The Metro Council took a first look at the no confidence measure filed by Republican members Thursday night, but most of the action enacted took place outside of city hall as a small group of protesters formed with a familiar call.

”We are protesting do-nothing politicians,” organizer Vincent Palazzo explained to WAVE 3 News.

Mayor Greg Fischer (Source: Sharon Yoo, WAVE 3 News)
Mayor Greg Fischer (Source: Sharon Yoo, WAVE 3 News)

However, the reason Palazzo wants Fischer to resign isn’t what we’ve normally been hearing in recent protests.

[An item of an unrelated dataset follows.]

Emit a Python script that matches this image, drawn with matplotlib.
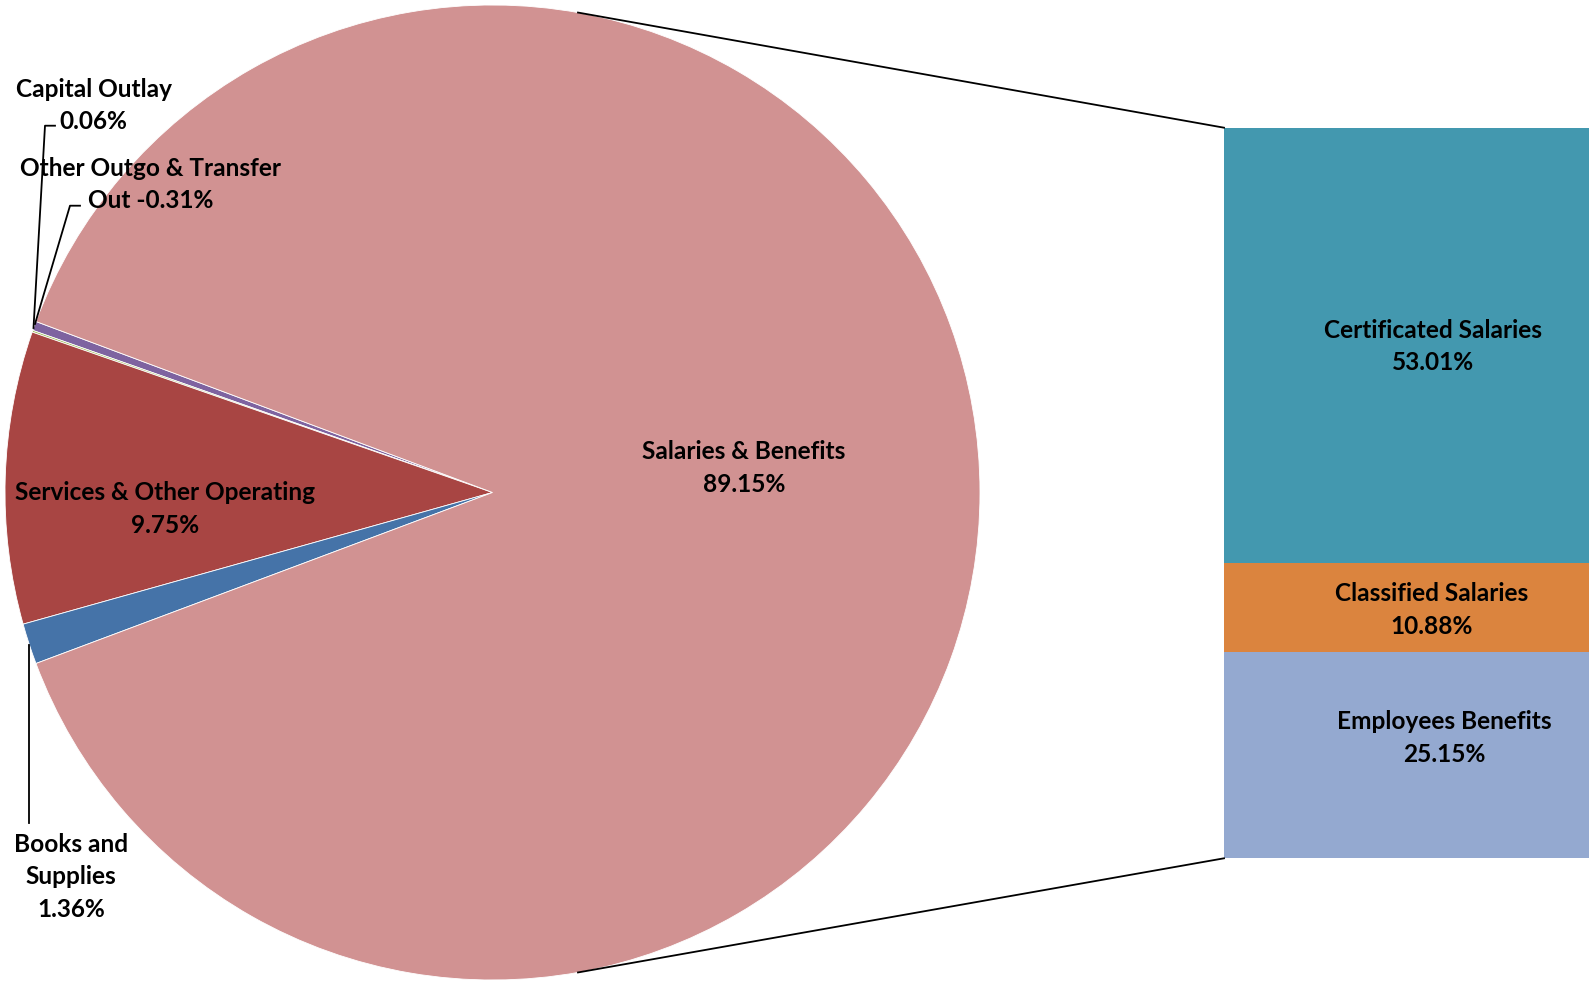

People have been seen sitting on hoods of cars, lying in the street or blocking traffic during...
People have been seen sitting on hoods of cars, lying in the street or blocking traffic during protests in Louisville recently.(WAVE 3 News)

”Previous politicians have spent decades building up downtown and building the city and he’s letting get destroyed in virtually one weekend and continues to let this chaos go on,” he said.

Palazzo and the group think the mayor won’t let the police do their jobs.

'Louisville deserves better' sign in protest of Mayor Greg Fischer
'Louisville deserves better' sign in protest of Mayor Greg Fischer

”We want our city back,” he said.

That statement upset a group from Jefferson Square Park that walked over to see what people were gathering for. The two groups had the same goal, but those motives obviously clash.

”We walked over and saw ‘Fischer resign.’ Oh cool, but you take a second you listen to the message behind ‘Fisher resign’ because you can’t get the Black people in the streets under control,” activist Carmen Jones said.

The group from the park said they felt incredibly disrespected by the display.

”It’s our city, too,” Jones said. “We pay taxes here, too. Our kids go to school here, too. ‘Give me liberty or give me death,’ is only patriotic when white people say it, and then when Black people say it, now it’s terroristic threatening. Can you see what I’m saying? That’s the problem. Whenever we want the same things that they want, it’s always a problem and we want our city back and stuff like that. We’ve never had a city. If that’s the case, we’ve never had a city.”

Jones said her reasoning behind wanting Fischer to resign is not because of his inaction with the protests, but his inaction in the Breonna Taylor case.

”He failed to give Breonna justice, and because he continues to ignore the problems of Black and brown impoverished communities, period,” Jones said. “That’s all, you know. We just want our justice we want equality, we don’t want revenge. We don’t want nothing like that. We want to be able to live like y’all.”

Palazzo and his group said they just want law and order.

”If he wants to do nothing then he needs to go,” Palazzo said.

”Just because you want to get rid of Mayor Fischer does not make you an ally, it does not make you our friend, it does not make you welcome on this corner, it doesn’t,” Jones said.

Jones said she was encouraged to see a group of similarly-aged white protesters sit in Attorney General Daniel Cameron’s front lawn, earlier Thursday.

“We have that group of white people, then you have this group of white people who are going to use their privilege for bad and it’s just like, when does it stop?” Jones asked.

She added that if this group wants the civil unrest to stop, they have to help fight systemic racism and actually patronize Black businesses in the West End, investing in the people, children, and schools.

Fischer as well as some council democrats have called the no-confidence resolution a political stunt, distracting from the real issues at hand, but it’s being introduced for the council to consider.